**DATA**.
▬▬▬▬▬▬

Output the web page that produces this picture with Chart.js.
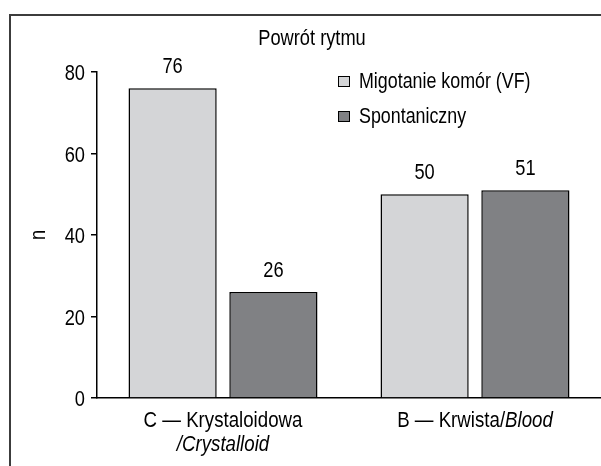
<!DOCTYPE html>
<html>
<head>
<meta charset="utf-8">
<script src="https://cdn.jsdelivr.net/npm/chart.js@4/dist/chart.umd.min.js"></script>
<style>
  html, body { margin: 0; padding: 0; background: #fff; }
  #wrap { width: 601px; height: 466px; position: relative; }
</style>
</head>
<body>
<div id="wrap"><canvas id="chart" width="601" height="466"></canvas></div>
<script>
const categories = ['C', 'B'];
const seriesNames = ['Migotanie komór (VF)', 'Spontaniczny'];
const vfValues = [76, 50];
const spontValues = [26, 51];
const yTicks = [0, 20, 40, 60, 80];
const chartTitle = 'Powrót rytmu';
const yTitle = 'n';
// each label: lines, each line: [text, italic]
const categoryLabels = [
  [[['C — Krystaloidowa', false]], [['/Crystalloid', true]]],
  [[['B — Krwista/', false], ['Blood', true]]]
];

const FONT = '"Liberation Sans", Arial, sans-serif';
const SX = 0.83; // horizontal squeeze, the original uses a condensed face
const lightGray = '#d4d5d7';
const darkGray = '#808184';
const ink = '#000';

function fontOf(size, italic) {
  return `${italic ? 'italic ' : ''}${size}px ${FONT}`;
}

function textWidth(ctx, text, size, italic) {
  ctx.font = fontOf(size, italic);
  return ctx.measureText(text).width * SX;
}

// draws narrow text, x is the anchor given by align
function narrowText(ctx, text, x, y, size, align = 'left', italic = false) {
  ctx.save();
  ctx.font = fontOf(size, italic);
  ctx.textAlign = align;
  ctx.textBaseline = 'alphabetic';
  ctx.fillStyle = ink;
  ctx.translate(x, y);
  ctx.scale(SX, 1);
  ctx.fillText(text, 0, 0);
  ctx.restore();
}

const extras = {
  id: 'extras',
  beforeDraw(chart) {
    const ctx = chart.ctx;
    ctx.save();
    // outer frame (top + left)
    ctx.strokeStyle = '#3c3c3c';
    ctx.lineWidth = 2;
    ctx.beginPath();
    ctx.moveTo(10, 466);
    ctx.lineTo(10, 15);
    ctx.lineTo(601, 15);
    ctx.stroke();
    ctx.restore();
  },
  afterDraw(chart) {
    const ctx = chart.ctx;
    const x = chart.scales.x;
    const y = chart.scales.y;

    // title
    narrowText(ctx, chartTitle, 312, 45, 22, 'center');

    // y tick labels
    y.ticks.forEach((t) => {
      narrowText(ctx, String(t.value), 85, y.getPixelForValue(t.value) + 8, 22, 'right');
    });

    // y title, rotated
    ctx.save();
    ctx.translate(40, (chart.chartArea.top + chart.chartArea.bottom) / 2);
    ctx.rotate(-Math.PI / 2);
    narrowText(ctx, yTitle, 0, 5, 22, 'center');
    ctx.restore();

    // value labels
    chart.data.datasets.forEach((ds, di) => {
      chart.getDatasetMeta(di).data.forEach((bar, i) => {
        narrowText(ctx, String(ds.data[i]), bar.x, bar.y - 15, 22, 'center');
      });
    });

    // legend
    const boxTop = [76, 111];
    const textBase = [88, 123];
    chart.data.datasets.forEach((ds, di) => {
      ctx.save();
      ctx.fillStyle = ds.backgroundColor;
      ctx.fillRect(338, boxTop[di], 12, 11);
      ctx.strokeStyle = '#000';
      ctx.lineWidth = 1;
      ctx.strokeRect(338.5, boxTop[di] + 0.5, 11, 10);
      ctx.restore();
      narrowText(ctx, ds.label, 359, textBase[di], 21.5);
    });

    // category labels with mixed styles
    const baselines = [427, 451];
    categoryLabels.forEach((lines, i) => {
      const cx = x.getPixelForValue(i);
      lines.forEach((parts, li) => {
        let total = 0;
        parts.forEach(([t, it]) => { total += textWidth(ctx, t, 22.5, it); });
        let px = cx - total / 2;
        parts.forEach(([t, it]) => {
          narrowText(ctx, t, px, baselines[li], 22.5, 'left', it);
          px += textWidth(ctx, t, 22.5, it);
        });
      });
    });
  }
};

new Chart(document.getElementById('chart'), {
  type: 'bar',
  data: {
    labels: categories,
    datasets: [
      {
        label: seriesNames[0],
        data: vfValues,
        backgroundColor: lightGray,
        borderColor: '#000',
        borderWidth: 1.5
      },
      {
        label: seriesNames[1],
        data: spontValues,
        backgroundColor: darkGray,
        borderColor: '#000',
        borderWidth: 1.5
      }
    ]
  },
  options: {
    responsive: false,
    animation: false,
    datasets: {
      bar: {
        categoryPercentage: 0.8,
        barPercentage: 0.875
      }
    },
    layout: {
      padding: { top: 72, right: 0, bottom: 0, left: 0 }
    },
    plugins: {
      legend: { display: false },
      tooltip: { enabled: false },
      title: { display: false }
    },
    scales: {
      x: {
        grid: { display: false },
        border: { color: '#000', width: 1.5 },
        ticks: { display: false },
        afterFit(scale) {
          scale.height = 68;
        }
      },
      y: {
        min: 0,
        max: 80,
        afterBuildTicks(scale) {
          scale.ticks = yTicks.map((v) => ({ value: v }));
        },
        grid: {
          drawOnChartArea: false,
          drawTicks: true,
          tickLength: 6,
          color: '#000',
          lineWidth: 1.5
        },
        border: { color: '#000', width: 1.5 },
        ticks: { display: false },
        afterFit(scale) {
          scale.width = 97;
        }
      }
    }
  },
  plugins: [extras]
});
</script>
</body>
</html>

▬▬▬▬▬▬

**DO THIS**.
Set down the material above as is, without any pictures.

**SOLUTION FOR THIS PROBLEM**.
Output the web page that produces this picture with Chart.js.
<!DOCTYPE html>
<html>
<head>
<meta charset="utf-8">
<script src="https://cdn.jsdelivr.net/npm/chart.js@4/dist/chart.umd.min.js"></script>
<style>
  html, body { margin: 0; padding: 0; background: #fff; }
  #wrap { width: 601px; height: 466px; position: relative; }
</style>
</head>
<body>
<div id="wrap"><canvas id="chart" width="601" height="466"></canvas></div>
<script>
const categories = ['C', 'B'];
const seriesNames = ['Migotanie komór (VF)', 'Spontaniczny'];
const vfValues = [76, 50];
const spontValues = [26, 51];
const yTicks = [0, 20, 40, 60, 80];
const chartTitle = 'Powrót rytmu';
const yTitle = 'n';
// each label: lines, each line: [text, italic]
const categoryLabels = [
  [[['C — Krystaloidowa', false]], [['/Crystalloid', true]]],
  [[['B — Krwista/', false], ['Blood', true]]]
];

const FONT = '"Liberation Sans", Arial, sans-serif';
const SX = 0.83; // horizontal squeeze, the original uses a condensed face
const lightGray = '#d4d5d7';
const darkGray = '#808184';
const ink = '#000';

function fontOf(size, italic) {
  return `${italic ? 'italic ' : ''}${size}px ${FONT}`;
}

function textWidth(ctx, text, size, italic) {
  ctx.font = fontOf(size, italic);
  return ctx.measureText(text).width * SX;
}

// draws narrow text, x is the anchor given by align
function narrowText(ctx, text, x, y, size, align = 'left', italic = false) {
  ctx.save();
  ctx.font = fontOf(size, italic);
  ctx.textAlign = align;
  ctx.textBaseline = 'alphabetic';
  ctx.fillStyle = ink;
  ctx.translate(x, y);
  ctx.scale(SX, 1);
  ctx.fillText(text, 0, 0);
  ctx.restore();
}

const extras = {
  id: 'extras',
  beforeDraw(chart) {
    const ctx = chart.ctx;
    ctx.save();
    // outer frame (top + left)
    ctx.strokeStyle = '#3c3c3c';
    ctx.lineWidth = 2;
    ctx.beginPath();
    ctx.moveTo(10, 466);
    ctx.lineTo(10, 15);
    ctx.lineTo(601, 15);
    ctx.stroke();
    ctx.restore();
  },
  afterDraw(chart) {
    const ctx = chart.ctx;
    const x = chart.scales.x;
    const y = chart.scales.y;

    // title
    narrowText(ctx, chartTitle, 312, 45, 22, 'center');

    // y tick labels
    y.ticks.forEach((t) => {
      narrowText(ctx, String(t.value), 85, y.getPixelForValue(t.value) + 8, 22, 'right');
    });

    // y title, rotated
    ctx.save();
    ctx.translate(40, (chart.chartArea.top + chart.chartArea.bottom) / 2);
    ctx.rotate(-Math.PI / 2);
    narrowText(ctx, yTitle, 0, 5, 22, 'center');
    ctx.restore();

    // value labels
    chart.data.datasets.forEach((ds, di) => {
      chart.getDatasetMeta(di).data.forEach((bar, i) => {
        narrowText(ctx, String(ds.data[i]), bar.x, bar.y - 15, 22, 'center');
      });
    });

    // legend
    const boxTop = [76, 111];
    const textBase = [88, 123];
    chart.data.datasets.forEach((ds, di) => {
      ctx.save();
      ctx.fillStyle = ds.backgroundColor;
      ctx.fillRect(338, boxTop[di], 12, 11);
      ctx.strokeStyle = '#000';
      ctx.lineWidth = 1;
      ctx.strokeRect(338.5, boxTop[di] + 0.5, 11, 10);
      ctx.restore();
      narrowText(ctx, ds.label, 359, textBase[di], 21.5);
    });

    // category labels with mixed styles
    const baselines = [427, 451];
    categoryLabels.forEach((lines, i) => {
      const cx = x.getPixelForValue(i);
      lines.forEach((parts, li) => {
        let total = 0;
        parts.forEach(([t, it]) => { total += textWidth(ctx, t, 22.5, it); });
        let px = cx - total / 2;
        parts.forEach(([t, it]) => {
          narrowText(ctx, t, px, baselines[li], 22.5, 'left', it);
          px += textWidth(ctx, t, 22.5, it);
        });
      });
    });
  }
};

new Chart(document.getElementById('chart'), {
  type: 'bar',
  data: {
    labels: categories,
    datasets: [
      {
        label: seriesNames[0],
        data: vfValues,
        backgroundColor: lightGray,
        borderColor: '#000',
        borderWidth: 1.5
      },
      {
        label: seriesNames[1],
        data: spontValues,
        backgroundColor: darkGray,
        borderColor: '#000',
        borderWidth: 1.5
      }
    ]
  },
  options: {
    responsive: false,
    animation: false,
    datasets: {
      bar: {
        categoryPercentage: 0.8,
        barPercentage: 0.875
      }
    },
    layout: {
      padding: { top: 72, right: 0, bottom: 0, left: 0 }
    },
    plugins: {
      legend: { display: false },
      tooltip: { enabled: false },
      title: { display: false }
    },
    scales: {
      x: {
        grid: { display: false },
        border: { color: '#000', width: 1.5 },
        ticks: { display: false },
        afterFit(scale) {
          scale.height = 68;
        }
      },
      y: {
        min: 0,
        max: 80,
        afterBuildTicks(scale) {
          scale.ticks = yTicks.map((v) => ({ value: v }));
        },
        grid: {
          drawOnChartArea: false,
          drawTicks: true,
          tickLength: 6,
          color: '#000',
          lineWidth: 1.5
        },
        border: { color: '#000', width: 1.5 },
        ticks: { display: false },
        afterFit(scale) {
          scale.width = 97;
        }
      }
    }
  },
  plugins: [extras]
});
</script>
</body>
</html>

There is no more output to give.